◆ **Supplied data**:
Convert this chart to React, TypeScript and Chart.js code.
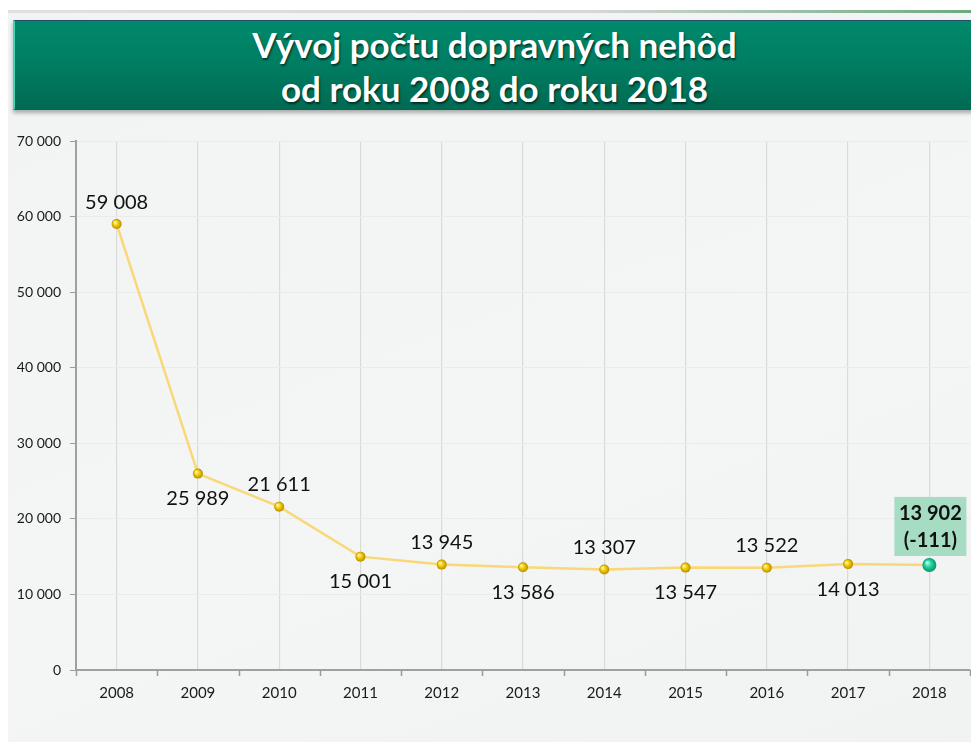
import React, { useEffect, useRef } from "react";
import { Chart, registerables } from "chart.js";

Chart.register(...registerables);

const years = ["2008", "2009", "2010", "2011", "2012", "2013", "2014", "2015", "2016", "2017", "2018"];
const accidents = [59008, 25989, 21611, 15001, 13945, 13586, 13307, 13547, 13522, 14013, 13902];
const labelAbove = [true, false, true, false, true, false, true, false, true, false, true];
const lastChange = "(-111)";
const titleLines = ["Vývoj počtu dopravných nehôd", "od roku 2008 do roku 2018"];
const yMin = 0;
const yMax = 70000;
const yStep = 10000;

const fmt = (v: number) => String(v).replace(/\B(?=(\d{3})+(?!\d))/g, " ");
const FONT = "Lato, 'Open Sans', sans-serif";

const boundaryTicks = {
  id: "boundaryTicks",
  afterDraw(chart: any) {
    const xs = chart.scales.x;
    const ctx = chart.ctx;
    ctx.save();
    ctx.strokeStyle = "#9a9a9a";
    ctx.lineWidth = 1.5;
    for (let i = 0; i <= years.length; i++) {
      const x = Math.round(xs.getPixelForValue(i - 0.5)) + 0.5;
      ctx.beginPath();
      ctx.moveTo(x, xs.top);
      ctx.lineTo(x, xs.top + 6);
      ctx.stroke();
    }
    ctx.restore();
  },
};

const dataLabels = {
  id: "dataLabels",
  afterDatasetsDraw(chart: any) {
    const meta = chart.getDatasetMeta(0);
    const ctx = chart.ctx;
    ctx.save();
    ctx.textAlign = "center";
    ctx.textBaseline = "middle";
    meta.data.forEach((el: any, i: number) => {
      const v = accidents[i];
      if (i === accidents.length - 1) {
        const bw = 72, bh = 59;
        const bx = el.x - bw / 2 + 1;
        const by = el.y - 9 - bh;
        ctx.fillStyle = "#a6dcc2";
        ctx.fillRect(bx, by, bw, bh);
        ctx.fillStyle = "#111";
        ctx.font = `bold 20px ${FONT}`;
        ctx.fillText(fmt(v), el.x + 1, by + 17);
        ctx.fillText(lastChange, el.x + 1, by + 44);
        return;
      }
      ctx.fillStyle = "#111";
      ctx.font = `20px ${FONT}`;
      const dy = labelAbove[i] ? -22 : 25;
      ctx.fillText(fmt(v), el.x, el.y + dy);
    });
    ctx.restore();
  },
};

function pointFill(context: any) {
  const chart = context.chart;
  const xs = chart.scales.x;
  const ys = chart.scales.y;
  const i = context.dataIndex;
  if (!xs || !ys || i === undefined) return "#f0c400";
  const x = xs.getPixelForValue(i);
  const y = ys.getPixelForValue(accidents[i]);
  const last = i === accidents.length - 1;
  const r = last ? 7 : 5;
  if (!isFinite(x) || !isFinite(y)) return last ? "#1ccf9e" : "#f0c400";
  const g = chart.ctx.createRadialGradient(x - r * 0.35, y - r * 0.35, 0.5, x, y, r);
  if (last) {
    g.addColorStop(0, "#b6ffe9");
    g.addColorStop(0.45, "#22d3a2");
    g.addColorStop(1, "#08926c");
  } else {
    g.addColorStop(0, "#fff6a8");
    g.addColorStop(0.45, "#f3cc00");
    g.addColorStop(1, "#b58c00");
  }
  return g;
}

function ChartView() {
  const ref = useRef<HTMLCanvasElement | null>(null);
  useEffect(() => {
    if (!ref.current) return;
    const chart = new Chart(ref.current, {
      type: "line",
      data: {
        labels: years,
        datasets: [
          {
            data: accidents,
            borderColor: "#f8d878",
            borderWidth: 2.5,
            tension: 0,
            pointRadius: (c: any) => (c.dataIndex === accidents.length - 1 ? 7 : 5),
            pointBackgroundColor: pointFill,
            pointBorderWidth: 0,
            pointBorderColor: "rgba(0,0,0,0)",
          },
        ],
      },
      options: {
        animation: false,
        responsive: true,
        maintainAspectRatio: false,
        layout: { padding: { top: 26, right: 9, left: 0, bottom: 0 } },
        plugins: { legend: { display: false }, tooltip: { enabled: false }, title: { display: false } },
        scales: {
          x: {
            offset: true,
            grid: { offset: false, color: "#dadada", lineWidth: 1.2, drawTicks: false },
            border: { color: "#a0a0a0", width: 2 },
            ticks: { padding: 14, color: "#1a1a1a", font: { family: FONT, size: 15 } },
            afterFit: (s: any) => {
              s.height = 72;
            },
          },
          y: {
            min: yMin,
            max: yMax,
            ticks: {
              stepSize: yStep,
              padding: 9,
              color: "#1a1a1a",
              font: { family: FONT, size: 14 },
              callback: (v: any) => fmt(Number(v)),
            },
            grid: { color: "#ebebeb", tickColor: "#9a9a9a", tickLength: 6, lineWidth: 1 },
            border: { color: "#a0a0a0", width: 2 },
            afterFit: (s: any) => {
              s.width = 68;
            },
          },
        },
      },
      plugins: [boundaryTicks, dataLabels],
    });
    return () => chart.destroy();
  }, []);
  return <canvas ref={ref} />;
}

export default function App() {
  return (
    <div style={{ position: "relative", width: 971, height: 734, overflow: "hidden", fontFamily: FONT }}>
      <div
        style={{
          position: "absolute",
          top: 2,
          left: 0,
          width: 971,
          height: 732,
          background: "linear-gradient(160deg, #f2f3f3 0%, #f4f5f5 60%, #f1f2f2 100%)",
        }}
      />
      <div
        style={{
          position: "absolute",
          top: 2,
          left: 0,
          width: 971,
          height: 3,
          background: "linear-gradient(90deg, #e0e0e0 0%, #d6d8d6 60%, #6aa87e 100%)",
        }}
      />
      <div
        style={{
          position: "absolute",
          top: 12,
          left: 5,
          width: 970,
          height: 90,
          background: "linear-gradient(180deg, #00896b 0%, #007d62 50%, #006a52 100%)",
          border: "1.5px solid #24506a",
          borderLeft: "2px solid #3fd6b8",
          boxShadow: "0 3px 4px rgba(0,0,0,0.3)",
          color: "#fff",
          textAlign: "center",
          fontWeight: 700,
          fontSize: 35,
          lineHeight: "44px",
          paddingTop: 1,
          textShadow: "1px 2px 2px rgba(0,0,0,0.55)",
          boxSizing: "border-box",
        }}
      >
        <div style={{ marginLeft: -8 }}>{titleLines[0]}</div>
        <div style={{ marginLeft: -8 }}>{titleLines[1]}</div>
      </div>
      <div style={{ position: "absolute", top: 107, left: 0, width: 971, height: 627 }}>
        <ChartView />
      </div>
    </div>
  );
}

◆ **Exercise brief**:
Scan the lines for the string "React". Pick out every line that has it.

◆ **Answer to the task**:
Convert this chart to React, TypeScript and Chart.js code.
import React, { useEffect, useRef } from "react";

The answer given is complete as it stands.